Supplied entries -
☆ ☆ ☆ ☆

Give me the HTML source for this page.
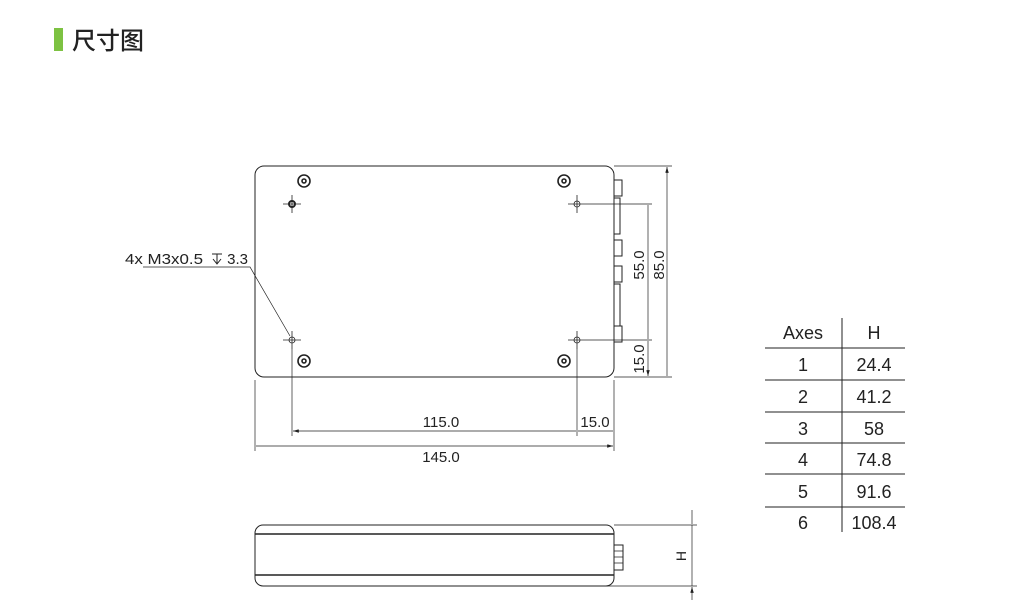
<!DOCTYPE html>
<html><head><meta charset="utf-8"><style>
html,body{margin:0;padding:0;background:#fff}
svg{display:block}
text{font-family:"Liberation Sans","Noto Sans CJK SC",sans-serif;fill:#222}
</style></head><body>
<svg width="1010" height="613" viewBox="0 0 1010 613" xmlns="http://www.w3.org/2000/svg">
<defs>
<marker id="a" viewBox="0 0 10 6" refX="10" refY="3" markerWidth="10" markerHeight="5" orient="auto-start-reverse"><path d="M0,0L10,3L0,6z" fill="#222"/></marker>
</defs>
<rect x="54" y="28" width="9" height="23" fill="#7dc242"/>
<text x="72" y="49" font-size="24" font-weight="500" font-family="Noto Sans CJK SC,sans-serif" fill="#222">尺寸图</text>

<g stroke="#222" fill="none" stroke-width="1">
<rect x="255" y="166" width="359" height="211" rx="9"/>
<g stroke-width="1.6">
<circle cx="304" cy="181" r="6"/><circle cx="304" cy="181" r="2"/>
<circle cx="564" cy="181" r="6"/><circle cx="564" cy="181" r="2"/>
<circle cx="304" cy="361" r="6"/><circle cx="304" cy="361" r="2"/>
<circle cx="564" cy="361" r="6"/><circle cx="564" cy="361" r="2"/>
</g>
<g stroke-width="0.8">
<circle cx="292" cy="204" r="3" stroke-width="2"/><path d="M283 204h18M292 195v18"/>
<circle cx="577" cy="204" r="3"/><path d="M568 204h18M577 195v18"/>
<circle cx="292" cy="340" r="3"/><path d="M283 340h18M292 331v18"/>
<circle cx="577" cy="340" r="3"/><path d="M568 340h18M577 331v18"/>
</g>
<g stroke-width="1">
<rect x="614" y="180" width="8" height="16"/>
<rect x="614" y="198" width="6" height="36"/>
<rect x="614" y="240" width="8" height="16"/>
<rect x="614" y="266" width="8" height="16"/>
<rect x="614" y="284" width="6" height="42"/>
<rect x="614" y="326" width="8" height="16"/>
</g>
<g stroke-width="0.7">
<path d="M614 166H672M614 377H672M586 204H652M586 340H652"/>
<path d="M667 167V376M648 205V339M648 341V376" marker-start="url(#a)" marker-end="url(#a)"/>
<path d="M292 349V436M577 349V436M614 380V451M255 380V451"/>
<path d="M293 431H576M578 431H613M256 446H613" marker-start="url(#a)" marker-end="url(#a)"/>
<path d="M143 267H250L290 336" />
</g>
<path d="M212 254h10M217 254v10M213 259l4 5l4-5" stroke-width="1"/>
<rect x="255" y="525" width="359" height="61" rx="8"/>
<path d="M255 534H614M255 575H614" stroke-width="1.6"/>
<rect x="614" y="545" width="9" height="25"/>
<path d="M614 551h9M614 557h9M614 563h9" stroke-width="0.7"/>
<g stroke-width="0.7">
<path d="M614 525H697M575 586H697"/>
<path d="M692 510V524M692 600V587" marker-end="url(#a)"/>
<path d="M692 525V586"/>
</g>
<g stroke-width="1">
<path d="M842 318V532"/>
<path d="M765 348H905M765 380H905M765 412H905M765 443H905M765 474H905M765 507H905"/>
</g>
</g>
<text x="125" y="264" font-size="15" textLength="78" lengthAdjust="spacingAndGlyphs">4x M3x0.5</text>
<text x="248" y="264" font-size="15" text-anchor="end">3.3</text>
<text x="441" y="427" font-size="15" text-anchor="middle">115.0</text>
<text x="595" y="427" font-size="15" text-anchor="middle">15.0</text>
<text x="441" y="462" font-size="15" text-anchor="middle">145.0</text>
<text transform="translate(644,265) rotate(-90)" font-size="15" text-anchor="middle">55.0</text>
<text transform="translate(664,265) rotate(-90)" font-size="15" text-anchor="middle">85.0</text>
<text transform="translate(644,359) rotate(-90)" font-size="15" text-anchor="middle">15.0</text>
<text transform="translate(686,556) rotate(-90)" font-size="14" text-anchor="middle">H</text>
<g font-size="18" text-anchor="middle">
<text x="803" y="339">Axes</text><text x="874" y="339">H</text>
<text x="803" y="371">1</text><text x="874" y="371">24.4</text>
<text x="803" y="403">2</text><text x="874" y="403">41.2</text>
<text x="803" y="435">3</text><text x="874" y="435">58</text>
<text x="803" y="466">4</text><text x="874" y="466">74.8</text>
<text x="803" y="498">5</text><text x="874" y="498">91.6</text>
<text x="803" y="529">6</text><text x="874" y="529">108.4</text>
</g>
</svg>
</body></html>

☆ ☆ ☆ ☆

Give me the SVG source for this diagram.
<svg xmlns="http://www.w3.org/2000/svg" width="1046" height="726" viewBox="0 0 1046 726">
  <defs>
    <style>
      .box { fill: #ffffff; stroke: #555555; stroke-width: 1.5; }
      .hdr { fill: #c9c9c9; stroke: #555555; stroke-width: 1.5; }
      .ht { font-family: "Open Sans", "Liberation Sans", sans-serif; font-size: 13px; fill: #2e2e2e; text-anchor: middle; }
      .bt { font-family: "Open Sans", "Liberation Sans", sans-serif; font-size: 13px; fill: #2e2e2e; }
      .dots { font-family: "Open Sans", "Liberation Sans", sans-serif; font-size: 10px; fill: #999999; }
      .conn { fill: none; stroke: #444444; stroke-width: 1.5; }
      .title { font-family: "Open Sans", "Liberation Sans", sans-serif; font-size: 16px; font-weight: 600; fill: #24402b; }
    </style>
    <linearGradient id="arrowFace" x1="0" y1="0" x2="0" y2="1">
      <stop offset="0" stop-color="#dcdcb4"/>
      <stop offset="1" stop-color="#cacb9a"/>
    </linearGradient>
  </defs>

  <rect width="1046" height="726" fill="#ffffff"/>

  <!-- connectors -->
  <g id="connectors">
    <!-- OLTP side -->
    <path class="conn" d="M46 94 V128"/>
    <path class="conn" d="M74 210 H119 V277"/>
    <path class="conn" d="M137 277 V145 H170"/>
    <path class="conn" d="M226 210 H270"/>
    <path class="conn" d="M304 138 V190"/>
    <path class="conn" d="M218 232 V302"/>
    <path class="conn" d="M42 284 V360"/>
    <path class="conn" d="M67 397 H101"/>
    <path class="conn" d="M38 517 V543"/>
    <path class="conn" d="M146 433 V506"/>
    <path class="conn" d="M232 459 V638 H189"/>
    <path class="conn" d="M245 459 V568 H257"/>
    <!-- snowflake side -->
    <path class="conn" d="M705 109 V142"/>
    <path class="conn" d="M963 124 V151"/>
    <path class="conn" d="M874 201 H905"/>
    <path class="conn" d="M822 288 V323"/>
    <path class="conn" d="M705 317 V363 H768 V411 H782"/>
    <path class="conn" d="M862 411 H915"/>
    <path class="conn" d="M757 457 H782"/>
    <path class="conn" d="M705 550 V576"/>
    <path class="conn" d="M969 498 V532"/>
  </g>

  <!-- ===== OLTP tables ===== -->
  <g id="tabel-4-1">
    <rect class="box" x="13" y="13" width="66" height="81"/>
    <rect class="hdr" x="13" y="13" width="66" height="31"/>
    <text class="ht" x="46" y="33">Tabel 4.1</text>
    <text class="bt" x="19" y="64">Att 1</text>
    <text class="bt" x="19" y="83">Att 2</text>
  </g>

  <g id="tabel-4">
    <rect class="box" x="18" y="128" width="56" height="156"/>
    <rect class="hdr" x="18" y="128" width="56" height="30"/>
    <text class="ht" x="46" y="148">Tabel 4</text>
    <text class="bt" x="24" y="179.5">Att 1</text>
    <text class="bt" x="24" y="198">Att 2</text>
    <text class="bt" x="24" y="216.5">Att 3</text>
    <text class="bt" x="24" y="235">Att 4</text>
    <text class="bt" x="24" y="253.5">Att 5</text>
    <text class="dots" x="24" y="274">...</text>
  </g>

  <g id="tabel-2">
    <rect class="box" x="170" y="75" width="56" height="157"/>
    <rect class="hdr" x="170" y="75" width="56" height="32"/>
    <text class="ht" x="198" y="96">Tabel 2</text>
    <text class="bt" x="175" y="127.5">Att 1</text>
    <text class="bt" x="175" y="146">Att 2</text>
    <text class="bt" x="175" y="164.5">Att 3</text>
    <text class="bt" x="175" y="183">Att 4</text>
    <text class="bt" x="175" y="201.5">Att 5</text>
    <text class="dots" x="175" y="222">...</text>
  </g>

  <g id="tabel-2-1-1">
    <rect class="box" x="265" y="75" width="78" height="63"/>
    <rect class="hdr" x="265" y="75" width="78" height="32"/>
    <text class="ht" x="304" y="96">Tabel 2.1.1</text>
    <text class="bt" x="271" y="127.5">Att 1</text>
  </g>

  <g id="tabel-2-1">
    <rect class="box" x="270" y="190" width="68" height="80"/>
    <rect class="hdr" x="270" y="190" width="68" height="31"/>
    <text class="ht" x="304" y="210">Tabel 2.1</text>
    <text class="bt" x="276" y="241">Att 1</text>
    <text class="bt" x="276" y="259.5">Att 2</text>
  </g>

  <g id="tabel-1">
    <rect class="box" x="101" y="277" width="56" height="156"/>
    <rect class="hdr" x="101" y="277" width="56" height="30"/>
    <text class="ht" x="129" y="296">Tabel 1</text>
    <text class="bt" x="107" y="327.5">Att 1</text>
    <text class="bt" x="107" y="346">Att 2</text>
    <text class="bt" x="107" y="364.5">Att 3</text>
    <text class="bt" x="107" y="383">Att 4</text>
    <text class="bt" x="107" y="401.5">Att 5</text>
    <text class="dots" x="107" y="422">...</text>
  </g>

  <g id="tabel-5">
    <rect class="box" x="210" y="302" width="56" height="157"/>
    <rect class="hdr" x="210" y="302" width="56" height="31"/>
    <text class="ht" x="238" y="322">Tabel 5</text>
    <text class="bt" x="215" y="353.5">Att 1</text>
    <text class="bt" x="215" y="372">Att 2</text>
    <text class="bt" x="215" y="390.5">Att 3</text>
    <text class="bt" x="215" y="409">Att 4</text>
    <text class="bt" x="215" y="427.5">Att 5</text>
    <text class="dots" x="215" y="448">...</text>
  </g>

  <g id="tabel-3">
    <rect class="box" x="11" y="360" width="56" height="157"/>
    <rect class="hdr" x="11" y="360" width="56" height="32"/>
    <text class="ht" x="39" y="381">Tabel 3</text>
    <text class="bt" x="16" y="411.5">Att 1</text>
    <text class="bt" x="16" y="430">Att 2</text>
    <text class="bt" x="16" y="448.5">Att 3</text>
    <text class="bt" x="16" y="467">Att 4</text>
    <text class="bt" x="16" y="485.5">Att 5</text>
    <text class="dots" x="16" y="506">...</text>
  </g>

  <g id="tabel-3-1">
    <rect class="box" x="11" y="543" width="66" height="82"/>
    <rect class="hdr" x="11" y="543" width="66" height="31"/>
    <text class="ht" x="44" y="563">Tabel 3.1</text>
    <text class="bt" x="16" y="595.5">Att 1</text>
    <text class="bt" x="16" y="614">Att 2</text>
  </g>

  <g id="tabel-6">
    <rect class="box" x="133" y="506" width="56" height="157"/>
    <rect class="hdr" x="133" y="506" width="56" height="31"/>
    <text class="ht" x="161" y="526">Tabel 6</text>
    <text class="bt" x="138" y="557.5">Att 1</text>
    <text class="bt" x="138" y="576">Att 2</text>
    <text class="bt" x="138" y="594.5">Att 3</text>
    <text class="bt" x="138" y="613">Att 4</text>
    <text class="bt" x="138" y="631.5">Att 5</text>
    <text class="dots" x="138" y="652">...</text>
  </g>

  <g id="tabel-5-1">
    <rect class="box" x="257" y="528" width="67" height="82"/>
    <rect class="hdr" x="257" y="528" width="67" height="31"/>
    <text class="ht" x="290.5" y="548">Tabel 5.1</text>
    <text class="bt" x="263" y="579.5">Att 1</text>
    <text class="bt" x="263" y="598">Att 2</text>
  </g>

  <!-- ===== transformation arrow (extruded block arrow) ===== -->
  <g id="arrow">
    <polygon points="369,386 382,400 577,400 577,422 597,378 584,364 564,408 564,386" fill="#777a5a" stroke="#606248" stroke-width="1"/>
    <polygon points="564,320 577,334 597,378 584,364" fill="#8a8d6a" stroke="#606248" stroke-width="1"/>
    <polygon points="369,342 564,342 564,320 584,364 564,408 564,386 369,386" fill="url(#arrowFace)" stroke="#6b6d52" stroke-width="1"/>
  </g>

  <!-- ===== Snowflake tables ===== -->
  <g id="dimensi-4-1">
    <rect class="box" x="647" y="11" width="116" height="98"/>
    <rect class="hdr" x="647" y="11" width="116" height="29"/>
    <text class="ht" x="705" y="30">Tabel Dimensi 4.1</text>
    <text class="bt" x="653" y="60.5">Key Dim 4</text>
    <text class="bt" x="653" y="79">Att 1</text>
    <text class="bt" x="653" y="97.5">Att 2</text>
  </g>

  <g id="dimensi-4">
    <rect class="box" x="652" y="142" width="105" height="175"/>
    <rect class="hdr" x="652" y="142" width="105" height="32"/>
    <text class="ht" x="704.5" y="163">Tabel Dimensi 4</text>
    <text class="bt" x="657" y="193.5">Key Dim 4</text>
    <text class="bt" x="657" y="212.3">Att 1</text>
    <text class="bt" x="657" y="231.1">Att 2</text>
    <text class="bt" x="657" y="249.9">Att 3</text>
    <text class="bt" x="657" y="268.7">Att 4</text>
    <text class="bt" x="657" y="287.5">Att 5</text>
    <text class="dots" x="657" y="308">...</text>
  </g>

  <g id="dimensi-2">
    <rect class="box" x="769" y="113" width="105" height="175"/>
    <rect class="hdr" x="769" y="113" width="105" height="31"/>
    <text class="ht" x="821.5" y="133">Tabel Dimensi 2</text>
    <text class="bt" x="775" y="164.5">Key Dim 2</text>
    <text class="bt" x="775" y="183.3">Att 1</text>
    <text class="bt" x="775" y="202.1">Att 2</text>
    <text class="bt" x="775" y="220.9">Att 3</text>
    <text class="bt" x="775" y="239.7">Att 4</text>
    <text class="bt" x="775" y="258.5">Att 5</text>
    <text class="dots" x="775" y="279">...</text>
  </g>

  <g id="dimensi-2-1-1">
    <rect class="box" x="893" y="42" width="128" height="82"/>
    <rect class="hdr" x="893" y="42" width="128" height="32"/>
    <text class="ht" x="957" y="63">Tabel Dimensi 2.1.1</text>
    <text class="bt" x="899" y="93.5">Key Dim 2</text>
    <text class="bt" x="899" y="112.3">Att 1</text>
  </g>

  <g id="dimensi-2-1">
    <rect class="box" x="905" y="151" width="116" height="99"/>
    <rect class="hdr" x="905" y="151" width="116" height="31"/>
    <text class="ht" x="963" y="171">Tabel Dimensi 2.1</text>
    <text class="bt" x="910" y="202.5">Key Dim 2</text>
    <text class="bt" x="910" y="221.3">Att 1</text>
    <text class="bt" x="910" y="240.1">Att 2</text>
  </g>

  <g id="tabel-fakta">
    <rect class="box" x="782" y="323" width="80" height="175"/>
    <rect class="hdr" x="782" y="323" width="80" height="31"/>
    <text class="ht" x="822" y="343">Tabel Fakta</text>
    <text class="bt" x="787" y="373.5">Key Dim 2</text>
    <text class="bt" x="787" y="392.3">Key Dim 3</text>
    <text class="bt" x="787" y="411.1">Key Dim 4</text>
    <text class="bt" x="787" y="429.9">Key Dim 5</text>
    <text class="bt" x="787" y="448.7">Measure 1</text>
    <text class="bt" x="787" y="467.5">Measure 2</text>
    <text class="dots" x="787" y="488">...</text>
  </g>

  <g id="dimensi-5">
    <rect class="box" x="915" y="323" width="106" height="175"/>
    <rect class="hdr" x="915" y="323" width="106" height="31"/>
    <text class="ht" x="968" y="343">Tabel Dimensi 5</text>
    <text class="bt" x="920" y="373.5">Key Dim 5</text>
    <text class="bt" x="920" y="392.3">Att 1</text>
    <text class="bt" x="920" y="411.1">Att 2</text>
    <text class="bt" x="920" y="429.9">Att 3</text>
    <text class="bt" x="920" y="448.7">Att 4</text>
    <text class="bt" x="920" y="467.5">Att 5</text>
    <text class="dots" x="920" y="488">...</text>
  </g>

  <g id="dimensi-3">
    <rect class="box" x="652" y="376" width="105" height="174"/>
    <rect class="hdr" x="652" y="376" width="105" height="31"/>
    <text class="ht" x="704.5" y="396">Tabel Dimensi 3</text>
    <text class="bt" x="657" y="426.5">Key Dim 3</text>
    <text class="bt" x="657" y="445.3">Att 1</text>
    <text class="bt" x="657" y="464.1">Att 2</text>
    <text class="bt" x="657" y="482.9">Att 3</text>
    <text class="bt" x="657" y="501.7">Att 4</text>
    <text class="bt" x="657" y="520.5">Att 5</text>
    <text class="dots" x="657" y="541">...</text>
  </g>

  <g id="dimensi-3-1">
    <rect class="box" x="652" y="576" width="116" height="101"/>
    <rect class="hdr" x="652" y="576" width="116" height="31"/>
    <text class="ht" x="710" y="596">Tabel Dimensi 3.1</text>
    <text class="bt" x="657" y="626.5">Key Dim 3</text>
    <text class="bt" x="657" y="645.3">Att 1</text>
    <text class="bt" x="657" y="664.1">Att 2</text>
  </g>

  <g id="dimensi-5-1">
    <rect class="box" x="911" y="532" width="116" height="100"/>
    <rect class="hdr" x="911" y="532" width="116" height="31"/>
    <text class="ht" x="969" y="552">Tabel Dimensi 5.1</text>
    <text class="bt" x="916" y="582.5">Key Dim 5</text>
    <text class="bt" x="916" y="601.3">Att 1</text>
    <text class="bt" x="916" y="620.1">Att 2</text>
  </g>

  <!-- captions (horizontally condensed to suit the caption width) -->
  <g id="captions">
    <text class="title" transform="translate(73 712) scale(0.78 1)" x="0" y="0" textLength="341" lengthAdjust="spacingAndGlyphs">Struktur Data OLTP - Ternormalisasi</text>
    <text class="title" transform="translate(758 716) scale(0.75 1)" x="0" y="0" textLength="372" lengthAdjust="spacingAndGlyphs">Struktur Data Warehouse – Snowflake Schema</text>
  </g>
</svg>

☆ ☆ ☆ ☆

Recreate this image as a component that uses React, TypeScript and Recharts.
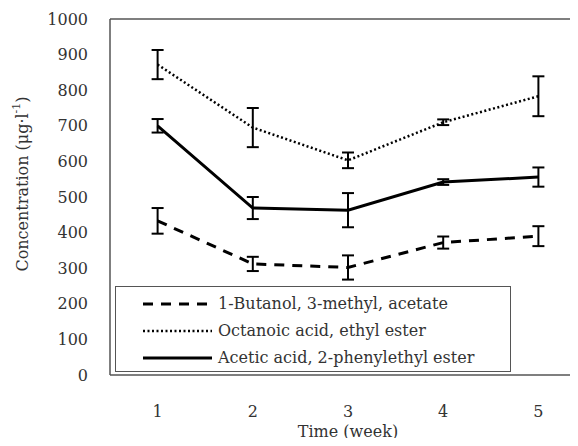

☆ ☆ ☆ ☆

Search the data for the word "this" and copy each line where it appears.

Give me the HTML source for this page.
Give me the SVG source for this diagram.
Recreate this image as a component that uses React, TypeScript and Recharts.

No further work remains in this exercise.